Police school officers will visit schools and colleges across the county.
The aim of the campaign is to demonstrate the consequences for anyone caught carrying a knife.
The key messages for young people and children who may be unaware of their actions are: get caught with a knife and you could face a prison sentence of up to five years - that’s just for possessing a knife in a public place.
If you hurt someone there will be other charges to answer and you could go to prison for longer.
The consequences are more far reaching with the impact of a criminal conviction on a person’s family, or the chances of a university education, finding a job or even travel abroad.
Chief Inspector Simon Starns said: “Young people need to know that carrying a knife for protection is not a lawful excuse, it will increase the chance of it being used against them. The police often caution first time offenders for other types of offences but if anyone is involved in an incident where they’re carrying a knife and fear is caused or there is a degree of danger, the premeditated possession of a knife means they are much more likely to be charged. It’s just not worth the risk.”
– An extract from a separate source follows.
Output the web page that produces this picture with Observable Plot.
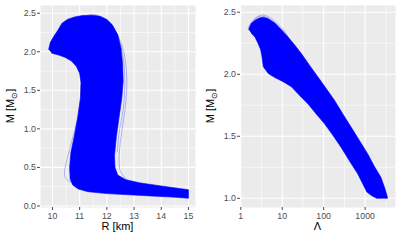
<!DOCTYPE html>
<html><head><meta charset="utf-8">
<script src="https://cdn.jsdelivr.net/npm/d3@7"></script>
<script src="https://cdn.jsdelivr.net/npm/@observablehq/plot@0.6"></script>
<style>
body{margin:0;background:#fff;font-family:"Liberation Sans",Arial,sans-serif;}
#wrap{display:flex;width:400px;height:240px;}
</style></head>
<body><div id="wrap"></div>
<script>
// ---- Left panel: M–R band (dense region outline) ----
const mrBandR = [9.86, 9.92, 10.05, 10.2, 10.35, 10.55, 10.8, 11.1, 11.45, 11.75, 12.0, 12.2, 12.4, 12.52, 12.58, 12.6, 12.55, 12.45, 12.35, 12.28, 12.3, 12.4, 12.7, 13.2, 13.8, 14.4, 15.0, 15.0, 14.4, 13.6, 12.8, 12.0, 11.3, 10.95, 10.75, 10.65, 10.63, 10.68, 10.8, 10.93, 11.03, 11.05, 11.0, 10.88, 10.7, 10.45, 10.2, 9.98];
const mrBandM = [2.03, 2.12, 2.2, 2.28, 2.37, 2.42, 2.45, 2.47, 2.475, 2.46, 2.42, 2.35, 2.22, 2.05, 1.85, 1.62, 1.4, 1.15, 0.9, 0.65, 0.5, 0.4, 0.34, 0.3, 0.27, 0.24, 0.21, 0.10, 0.115, 0.13, 0.145, 0.16, 0.185, 0.22, 0.27, 0.35, 0.5, 0.7, 0.9, 1.15, 1.4, 1.6, 1.72, 1.81, 1.88, 1.93, 1.96, 1.98];
// edge curves (thin lines outside the dense band)
const mrSoftR = [15, 14, 13, 12, 11.3, 10.8, 10.5, 10.44, 10.5, 10.68, 10.9, 11.02, 11.05, 10.98, 10.82];
const mrSoftM = [0.16, 0.175, 0.19, 0.21, 0.24, 0.29, 0.35, 0.42, 0.55, 0.8, 1.1, 1.4, 1.6, 1.75, 1.86];
const mrStiffR = [15, 14, 13.2, 12.75, 12.5, 12.45, 12.52, 12.65, 12.73, 12.72, 12.62, 12.42, 12.15, 11.85, 11.55, 11.3];
const mrStiffM = [0.2, 0.23, 0.28, 0.34, 0.45, 0.6, 0.9, 1.2, 1.5, 1.75, 2.0, 2.2, 2.36, 2.44, 2.48, 2.47];
const mrMidR = [12.38, 12.45, 12.6, 12.66, 12.64, 12.55, 12.35, 12.1, 11.8, 11.5];
const mrMidM = [0.7, 0.95, 1.25, 1.55, 1.8, 2.02, 2.22, 2.36, 2.44, 2.47];
const rTicks = [10, 11, 12, 13, 14, 15];
const rMinor = [9.5, 10.5, 11.5, 12.5, 13.5, 14.5];
const mTicksL = [0, 0.5, 1, 1.5, 2, 2.5];
const mMinorL = [0.25, 0.75, 1.25, 1.75, 2.25];

// ---- Right panel: M–Λ band ----
const mlBandL = [1.55, 1.8, 2.3, 2.9, 3.5, 4.5, 6.5, 9.5, 13.8, 20, 28.8, 45, 72, 115, 182, 290, 458, 730, 1150, 1650, 2400, 3000, 3450, 3450, 2600, 1900, 1450, 1100, 665, 420, 264, 165, 105, 66, 42, 26, 16.6, 10.5, 6.6, 4.6, 3.5, 3.2, 3.0, 2.6, 2.2, 1.8];
const mlBandM = [2.36, 2.41, 2.44, 2.455, 2.46, 2.45, 2.415, 2.36, 2.30, 2.235, 2.168, 2.075, 1.98, 1.885, 1.79, 1.68, 1.574, 1.465, 1.36, 1.26, 1.17, 1.08, 1.008, 1.0, 1.0, 1.0, 1.02, 1.05, 1.197, 1.30, 1.41, 1.51, 1.60, 1.68, 1.76, 1.83, 1.90, 1.94, 1.974, 2.006, 2.06, 2.155, 2.2, 2.25, 2.30, 2.33];
const mlArc1L = [1.5, 1.8, 2.3, 2.8, 3.4, 4.2, 5.5, 7.5, 10, 14];
const mlArc1M = [2.37, 2.42, 2.455, 2.472, 2.478, 2.47, 2.45, 2.41, 2.37, 2.30];
const mlArc2L = [1.6, 2.0, 2.6, 3.3, 4.3, 5.8, 8];
const mlArc2M = [2.38, 2.43, 2.46, 2.468, 2.458, 2.43, 2.39];
const lTicks = [1, 10, 100, 1000];
const lMinor = [3.162, 31.62, 316.2, 3162];
const mTicksR = [1, 1.5, 2, 2.5];
const mMinorR = [1.25, 1.75, 2.25];

const BLUE = "#0000FF", BG = "#EBEBEB", TXT = "#4D4D4D";

function panel(opts) {
  const svg = Plot.plot({
    width: 200, height: 240,
    marginLeft: 40, marginRight: 5, marginTop: 5, marginBottom: 33,
    style: {fontFamily: "Liberation Sans, Arial, sans-serif", background: "transparent"},
    x: opts.x, y: opts.y,
    marks: [
      Plot.frame({fill: BG, stroke: null}),
      Plot.gridX(opts.xMinor, {stroke: "white", strokeOpacity: 1, strokeWidth: 0.55}),
      Plot.gridY(opts.yMinor, {stroke: "white", strokeOpacity: 1, strokeWidth: 0.55}),
      Plot.gridX(opts.xTicks, {stroke: "white", strokeOpacity: 1, strokeWidth: 1.1}),
      Plot.gridY(opts.yTicks, {stroke: "white", strokeOpacity: 1, strokeWidth: 1.1}),
      Plot.line({length: opts.band[0].length}, {x: opts.band[0], y: opts.band[1], fill: BLUE, stroke: BLUE, strokeWidth: 0.6, curve: "linear"}),
      ...opts.curves.map(([cx, cy]) => Plot.line({length: cx.length}, {x: cx, y: cy, stroke: BLUE, strokeWidth: 0.45, strokeOpacity: 0.6, curve: "catmull-rom"})),
      Plot.axisX(opts.xTicks, {tickSize: 3, tickPadding: 2, fontSize: 8.8, color: TXT, label: null, tickFormat: opts.xFmt}),
      Plot.axisY(opts.yTicks, {tickSize: 3, tickPadding: 1.5, fontSize: 8.8, color: TXT, label: null, tickFormat: d3.format(".1f")})
    ]
  });
  const s = d3.select(svg);
  s.append("text").attr("x", 117.5).attr("y", 230).attr("text-anchor", "middle")
    .attr("font-size", 11).attr("fill", "#000").text(opts.xLabel);
  const yl = s.append("text").attr("transform", "translate(14,106) rotate(-90)")
    .attr("text-anchor", "middle").attr("font-size", 11).attr("fill", "#000");
  yl.append("tspan").text("M [M");
  yl.append("tspan").attr("font-size", 7.5).attr("dy", 2.5).text("⊙");
  yl.append("tspan").attr("dy", -2.5).text("]");
  return svg;
}

const wrap = document.getElementById("wrap");
wrap.appendChild(panel({
  x: {domain: [9.56, 15.26]}, y: {domain: [-0.02, 2.6]},
  xTicks: rTicks, xMinor: rMinor, yTicks: mTicksL, yMinor: mMinorL,
  band: [mrBandR, mrBandM],
  curves: [[mrSoftR, mrSoftM], [mrStiffR, mrStiffM], [mrMidR, mrMidM]],
  xFmt: d => String(d), xLabel: "R [km]"
}));
wrap.appendChild(panel({
  x: {type: "log", domain: [0.985, 5400]}, y: {domain: [0.926, 2.554]},
  xTicks: lTicks, xMinor: lMinor, yTicks: mTicksR, yMinor: mMinorR,
  band: [mlBandL, mlBandM],
  curves: [[mlArc1L, mlArc1M], [mlArc2L, mlArc2M]],
  xFmt: d => String(d), xLabel: "Λ"
}));
</script></body></html>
Police and Crime Commissioner Katy Bourne added: “I hope this week of national action goes a long way to warn anyone, especially young people, of the consequences of arming themselves with a knife.
“Although the force sees less than one crime a day in Sussex where a knife is involved, it is reassuring to know they are not complacent about knife crime.
“There are amnesty bins located at police stations around Sussex, so if anyone has a knife they want to dispose of, I would urge people to make use of them.”